- _WORK TO DO_: Pictures do not belong in the copy. Return all of the entries exactly.

[Plotting code records]
--- Start ---
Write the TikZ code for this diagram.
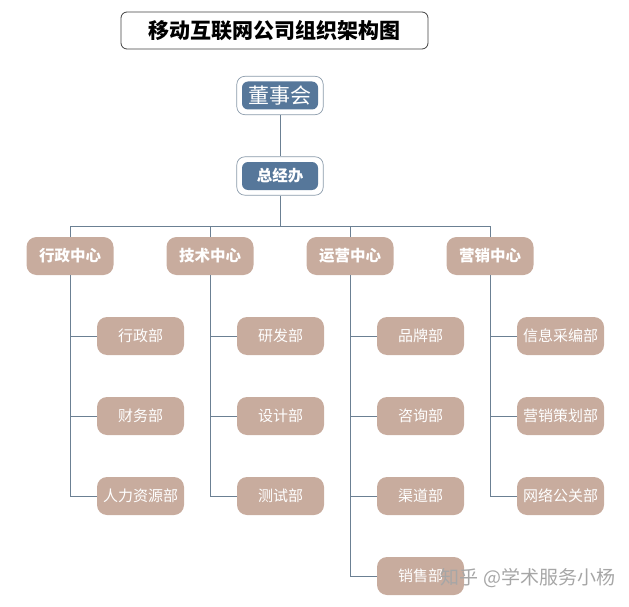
\documentclass[tikz,border=0pt]{standalone}
\usepackage{fontspec}
\setmainfont{Noto Sans CJK SC}
\usepackage{xcolor}
\usepackage{tikz}
\usetikzlibrary{positioning}
\usetikzlibrary{fit}
\definecolor{boardblue}{HTML}{56779A}
\definecolor{taupe}{HTML}{C8AC9E}
\definecolor{linkgray}{HTML}{6B8093}
\tikzset{link/.style = {draw=linkgray, line width=0.9pt}}

\begin{document}
\begin{tikzpicture}[x=1pt,y=-1pt,node distance=140pt,
  title box/.style={draw=black!75,line width=0.8pt,rounded corners=6pt,minimum width=307pt,minimum height=37pt,font=\bfseries\fontsize{21}{21}\selectfont},
  top node/.style={fill=boardblue,text=white,rounded corners=6pt,minimum width=76pt,minimum height=28pt},
  ring node/.style={draw=linkgray!80,line width=0.7pt,rounded corners=8pt,inner sep=5pt},
  centre node/.style={fill=taupe,text=white,rounded corners=10pt,minimum width=87pt,minimum height=38pt,font=\bfseries\fontsize{15.5}{15.5}\selectfont},
  dept node/.style={fill=taupe,text=white,rounded corners=10pt,minimum width=87pt,minimum height=38pt,font=\fontsize{15}{15}\selectfont}]
                \useasboundingbox (0,0) rectangle (629,607);
                \node[title box] (title) at (274.5,30.5) {移动互联网公司组织架构图};

                \node[top node, font=\fontsize{21}{21}\selectfont] (board) at (280,95.5) {董事会};
                \node[ring node, fit=(board)] (board ring) {};
                \node[top node, font=\bfseries\fontsize{15.5}{15.5}\selectfont] (gm) [below of=board, node distance=80.5pt] {总经办};
                \node[ring node, fit=(gm)] (gm ring) {};

                \node[centre node] (c1) at (70,256) {行政中心};
                \node[centre node] (c2) [right of=c1] {技术中心};
                \node[centre node] (c3) [right of=c2] {运营中心};
                \node[centre node] (c4) [right of=c3] {营销中心};

                \begin{scope}[node distance=80pt]
                \node[dept node] (d11) [below of=c1, xshift=70.5pt] {行政部};
                \node[dept node] (d12) [below of=d11] {财务部};
                \node[dept node] (d13) [below of=d12] {人力资源部};
                \node[dept node] (d21) [below of=c2, xshift=70.5pt] {研发部};
                \node[dept node] (d22) [below of=d21] {设计部};
                \node[dept node] (d23) [below of=d22] {测试部};
                \node[dept node] (d31) [below of=c3, xshift=70.5pt] {品牌部};
                \node[dept node] (d32) [below of=d31] {咨询部};
                \node[dept node] (d33) [below of=d32] {渠道部};
                \node[dept node] (d34) [below of=d33] {销售部};
                \node[dept node] (d41) [below of=c4, xshift=70.5pt] {信息采编部};
                \node[dept node] (d42) [below of=d41] {营销策划部};
                \node[dept node] (d43) [below of=d42] {网络公关部};
                \end{scope}

                \coordinate (bus) at (280,226);
                \path[link] (board ring) -- (gm ring);
                \path[link] (gm ring) -- (bus);
                \foreach \c in {c1,c2,c3,c4}
                    \path[link] (bus) -| (\c);
                \foreach \c/\d in {c1/d11,c1/d12,c1/d13,c2/d21,c2/d22,c2/d23,c3/d31,c3/d32,c3/d33,c3/d34,c4/d41,c4/d42,c4/d43}
                    \path[link] (\c.south) |- (\d.west);

                \node[text=black!35, font=\fontsize{19}{19}\selectfont] (mark) at (528,578) {知乎 @学术服务小杨};
            \end{tikzpicture}
\end{document}
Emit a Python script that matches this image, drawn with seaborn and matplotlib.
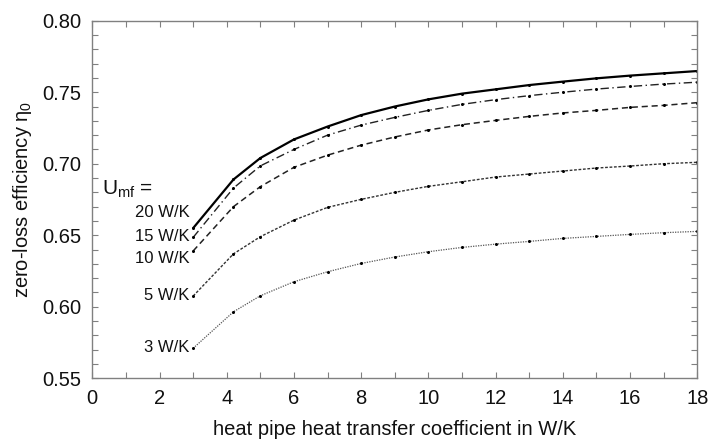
import numpy as np
import pandas as pd
import matplotlib
matplotlib.use("Agg")
import matplotlib.pyplot as plt
import seaborn as sns
from matplotlib.ticker import MultipleLocator

# heat pipe heat transfer coefficient (W/K)
x_vals = [3, 4.2, 5, 6, 7, 8, 9, 10, 11, 12, 13, 14, 15, 16, 17, 18]

# zero-loss efficiency for each Umf
eta_20 = [0.655, 0.689, 0.704, 0.717, 0.726, 0.734, 0.740, 0.745, 0.749, 0.752,
          0.755, 0.7574, 0.7597, 0.7616, 0.7632, 0.7648]
eta_15 = [0.6485, 0.683, 0.6985, 0.710, 0.720, 0.727, 0.7324, 0.7373, 0.7415, 0.7448,
          0.7476, 0.750, 0.7522, 0.754, 0.7557, 0.757]
eta_10 = [0.639, 0.670, 0.684, 0.6975, 0.706, 0.713, 0.7187, 0.7236, 0.7273, 0.7303,
          0.7331, 0.7355, 0.7373, 0.7394, 0.7408, 0.7427]
eta_5 = [0.6075, 0.637, 0.649, 0.6606, 0.6695, 0.6751, 0.680, 0.6842, 0.6874, 0.6907,
         0.6928, 0.6949, 0.697, 0.6984, 0.700, 0.701]
eta_3 = [0.571, 0.5965, 0.6077, 0.6175, 0.6245, 0.6303, 0.6348, 0.6385, 0.6415, 0.6438,
         0.6457, 0.6478, 0.6492, 0.6506, 0.6518, 0.6527]

labels = ["20 W/K", "15 W/K", "10 W/K", "5 W/K", "3 W/K"]
label_y = [0.666, 0.6494, 0.6338, 0.6077, 0.5716]

series = [eta_20, eta_15, eta_10, eta_5, eta_3]
styles = [
    dict(linestyle="-", linewidth=1.6, color="black"),
    dict(linestyle=(0, (6, 2.5, 1, 2.5)), linewidth=1.0, color="#222222"),
    dict(linestyle=(0, (4, 2.5)), linewidth=1.1, color="#222222"),
    dict(linestyle=(0, (2, 1.2)), linewidth=1.0, color="#333333"),
    dict(linestyle=(0, (1, 1)), linewidth=0.9, color="#555555"),
]

sns.set_theme(style="ticks")
plt.rcParams["font.family"] = ["Liberation Sans", "DejaVu Sans"]
plt.rcParams["mathtext.fontset"] = "custom"
plt.rcParams["mathtext.rm"] = "Liberation Sans"
plt.rcParams["mathtext.it"] = "Liberation Sans"

fig = plt.figure(figsize=(7.09, 4.42), dpi=100)
ax = fig.add_axes([0.1302, 0.1441, 0.8533, 0.8091])

for y, st in zip(series, styles):
    df = pd.DataFrame({"x": x_vals, "y": y})
    sns.lineplot(data=df, x="x", y="y", ax=ax, marker="o", markersize=2.2,
                 markeredgewidth=0, markerfacecolor="black", **st)

for lab, ly in zip(labels, label_y):
    ax.text(2.9, ly, lab, ha="right", va="center", fontsize=12, color="#111111")
ax.text(0.3, 0.682, r"U$_{\mathregular{mf}}$ =", ha="left", va="center",
        fontsize=15, color="#111111")

ax.set_xlim(0, 18)
ax.set_ylim(0.55, 0.80)
ax.xaxis.set_major_locator(MultipleLocator(2))
ax.xaxis.set_minor_locator(MultipleLocator(1))
ax.yaxis.set_major_locator(MultipleLocator(0.05))
ax.yaxis.set_minor_locator(MultipleLocator(0.01))
ax.yaxis.set_major_formatter(matplotlib.ticker.FormatStrFormatter("%.2f"))

ax.tick_params(which="both", direction="in", top=True, right=True,
               length=4, width=0.8, color="#808080", labelsize=14.5,
               labelcolor="#111111", pad=8)
for sp in ax.spines.values():
    sp.set_color("#808080")
    sp.set_linewidth(1.0)

ax.set_xlabel("heat pipe heat transfer coefficient in W/K", fontsize=14.5,
              color="#111111", labelpad=8)
ax.set_ylabel(r"zero-loss efficiency $\eta_0$", fontsize=14.5, color="#111111",
              labelpad=6)

fig.savefig("out.png", dpi=100)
--- End ---
- _EXERCISE SOLUTION_:
Write the TikZ code for this diagram.
\documentclass[tikz,border=0pt]{standalone}
\usepackage{fontspec}
\setmainfont{Noto Sans CJK SC}
\usepackage{xcolor}
\usepackage{tikz}
\usetikzlibrary{positioning}
\usetikzlibrary{fit}
\definecolor{boardblue}{HTML}{56779A}
\definecolor{taupe}{HTML}{C8AC9E}
\definecolor{linkgray}{HTML}{6B8093}
\tikzset{link/.style = {draw=linkgray, line width=0.9pt}}

\begin{document}
\begin{tikzpicture}[x=1pt,y=-1pt,node distance=140pt,
  title box/.style={draw=black!75,line width=0.8pt,rounded corners=6pt,minimum width=307pt,minimum height=37pt,font=\bfseries\fontsize{21}{21}\selectfont},
  top node/.style={fill=boardblue,text=white,rounded corners=6pt,minimum width=76pt,minimum height=28pt},
  ring node/.style={draw=linkgray!80,line width=0.7pt,rounded corners=8pt,inner sep=5pt},
  centre node/.style={fill=taupe,text=white,rounded corners=10pt,minimum width=87pt,minimum height=38pt,font=\bfseries\fontsize{15.5}{15.5}\selectfont},
  dept node/.style={fill=taupe,text=white,rounded corners=10pt,minimum width=87pt,minimum height=38pt,font=\fontsize{15}{15}\selectfont}]
                \useasboundingbox (0,0) rectangle (629,607);
                \node[title box] (title) at (274.5,30.5) {移动互联网公司组织架构图};

                \node[top node, font=\fontsize{21}{21}\selectfont] (board) at (280,95.5) {董事会};
                \node[ring node, fit=(board)] (board ring) {};
                \node[top node, font=\bfseries\fontsize{15.5}{15.5}\selectfont] (gm) [below of=board, node distance=80.5pt] {总经办};
                \node[ring node, fit=(gm)] (gm ring) {};

                \node[centre node] (c1) at (70,256) {行政中心};
                \node[centre node] (c2) [right of=c1] {技术中心};
                \node[centre node] (c3) [right of=c2] {运营中心};
                \node[centre node] (c4) [right of=c3] {营销中心};

                \begin{scope}[node distance=80pt]
                \node[dept node] (d11) [below of=c1, xshift=70.5pt] {行政部};
                \node[dept node] (d12) [below of=d11] {财务部};
                \node[dept node] (d13) [below of=d12] {人力资源部};
                \node[dept node] (d21) [below of=c2, xshift=70.5pt] {研发部};
                \node[dept node] (d22) [below of=d21] {设计部};
                \node[dept node] (d23) [below of=d22] {测试部};
                \node[dept node] (d31) [below of=c3, xshift=70.5pt] {品牌部};
                \node[dept node] (d32) [below of=d31] {咨询部};
                \node[dept node] (d33) [below of=d32] {渠道部};
                \node[dept node] (d34) [below of=d33] {销售部};
                \node[dept node] (d41) [below of=c4, xshift=70.5pt] {信息采编部};
                \node[dept node] (d42) [below of=d41] {营销策划部};
                \node[dept node] (d43) [below of=d42] {网络公关部};
                \end{scope}

                \coordinate (bus) at (280,226);
                \path[link] (board ring) -- (gm ring);
                \path[link] (gm ring) -- (bus);
                \foreach \c in {c1,c2,c3,c4}
                    \path[link] (bus) -| (\c);
                \foreach \c/\d in {c1/d11,c1/d12,c1/d13,c2/d21,c2/d22,c2/d23,c3/d31,c3/d32,c3/d33,c3/d34,c4/d41,c4/d42,c4/d43}
                    \path[link] (\c.south) |- (\d.west);

                \node[text=black!35, font=\fontsize{19}{19}\selectfont] (mark) at (528,578) {知乎 @学术服务小杨};
            \end{tikzpicture}
\end{document}
Emit a Python script that matches this image, drawn with seaborn and matplotlib.
import numpy as np
import pandas as pd
import matplotlib
matplotlib.use("Agg")
import matplotlib.pyplot as plt
import seaborn as sns
from matplotlib.ticker import MultipleLocator

# heat pipe heat transfer coefficient (W/K)
x_vals = [3, 4.2, 5, 6, 7, 8, 9, 10, 11, 12, 13, 14, 15, 16, 17, 18]

# zero-loss efficiency for each Umf
eta_20 = [0.655, 0.689, 0.704, 0.717, 0.726, 0.734, 0.740, 0.745, 0.749, 0.752,
          0.755, 0.7574, 0.7597, 0.7616, 0.7632, 0.7648]
eta_15 = [0.6485, 0.683, 0.6985, 0.710, 0.720, 0.727, 0.7324, 0.7373, 0.7415, 0.7448,
          0.7476, 0.750, 0.7522, 0.754, 0.7557, 0.757]
eta_10 = [0.639, 0.670, 0.684, 0.6975, 0.706, 0.713, 0.7187, 0.7236, 0.7273, 0.7303,
          0.7331, 0.7355, 0.7373, 0.7394, 0.7408, 0.7427]
eta_5 = [0.6075, 0.637, 0.649, 0.6606, 0.6695, 0.6751, 0.680, 0.6842, 0.6874, 0.6907,
         0.6928, 0.6949, 0.697, 0.6984, 0.700, 0.701]
eta_3 = [0.571, 0.5965, 0.6077, 0.6175, 0.6245, 0.6303, 0.6348, 0.6385, 0.6415, 0.6438,
         0.6457, 0.6478, 0.6492, 0.6506, 0.6518, 0.6527]

labels = ["20 W/K", "15 W/K", "10 W/K", "5 W/K", "3 W/K"]
label_y = [0.666, 0.6494, 0.6338, 0.6077, 0.5716]

series = [eta_20, eta_15, eta_10, eta_5, eta_3]
styles = [
    dict(linestyle="-", linewidth=1.6, color="black"),
    dict(linestyle=(0, (6, 2.5, 1, 2.5)), linewidth=1.0, color="#222222"),
    dict(linestyle=(0, (4, 2.5)), linewidth=1.1, color="#222222"),
    dict(linestyle=(0, (2, 1.2)), linewidth=1.0, color="#333333"),
    dict(linestyle=(0, (1, 1)), linewidth=0.9, color="#555555"),
]

sns.set_theme(style="ticks")
plt.rcParams["font.family"] = ["Liberation Sans", "DejaVu Sans"]
plt.rcParams["mathtext.fontset"] = "custom"
plt.rcParams["mathtext.rm"] = "Liberation Sans"
plt.rcParams["mathtext.it"] = "Liberation Sans"

fig = plt.figure(figsize=(7.09, 4.42), dpi=100)
ax = fig.add_axes([0.1302, 0.1441, 0.8533, 0.8091])

for y, st in zip(series, styles):
    df = pd.DataFrame({"x": x_vals, "y": y})
    sns.lineplot(data=df, x="x", y="y", ax=ax, marker="o", markersize=2.2,
                 markeredgewidth=0, markerfacecolor="black", **st)

for lab, ly in zip(labels, label_y):
    ax.text(2.9, ly, lab, ha="right", va="center", fontsize=12, color="#111111")
ax.text(0.3, 0.682, r"U$_{\mathregular{mf}}$ =", ha="left", va="center",
        fontsize=15, color="#111111")

ax.set_xlim(0, 18)
ax.set_ylim(0.55, 0.80)
ax.xaxis.set_major_locator(MultipleLocator(2))
ax.xaxis.set_minor_locator(MultipleLocator(1))
ax.yaxis.set_major_locator(MultipleLocator(0.05))
ax.yaxis.set_minor_locator(MultipleLocator(0.01))
ax.yaxis.set_major_formatter(matplotlib.ticker.FormatStrFormatter("%.2f"))

ax.tick_params(which="both", direction="in", top=True, right=True,
               length=4, width=0.8, color="#808080", labelsize=14.5,
               labelcolor="#111111", pad=8)
for sp in ax.spines.values():
    sp.set_color("#808080")
    sp.set_linewidth(1.0)

ax.set_xlabel("heat pipe heat transfer coefficient in W/K", fontsize=14.5,
              color="#111111", labelpad=8)
ax.set_ylabel(r"zero-loss efficiency $\eta_0$", fontsize=14.5, color="#111111",
              labelpad=6)

fig.savefig("out.png", dpi=100)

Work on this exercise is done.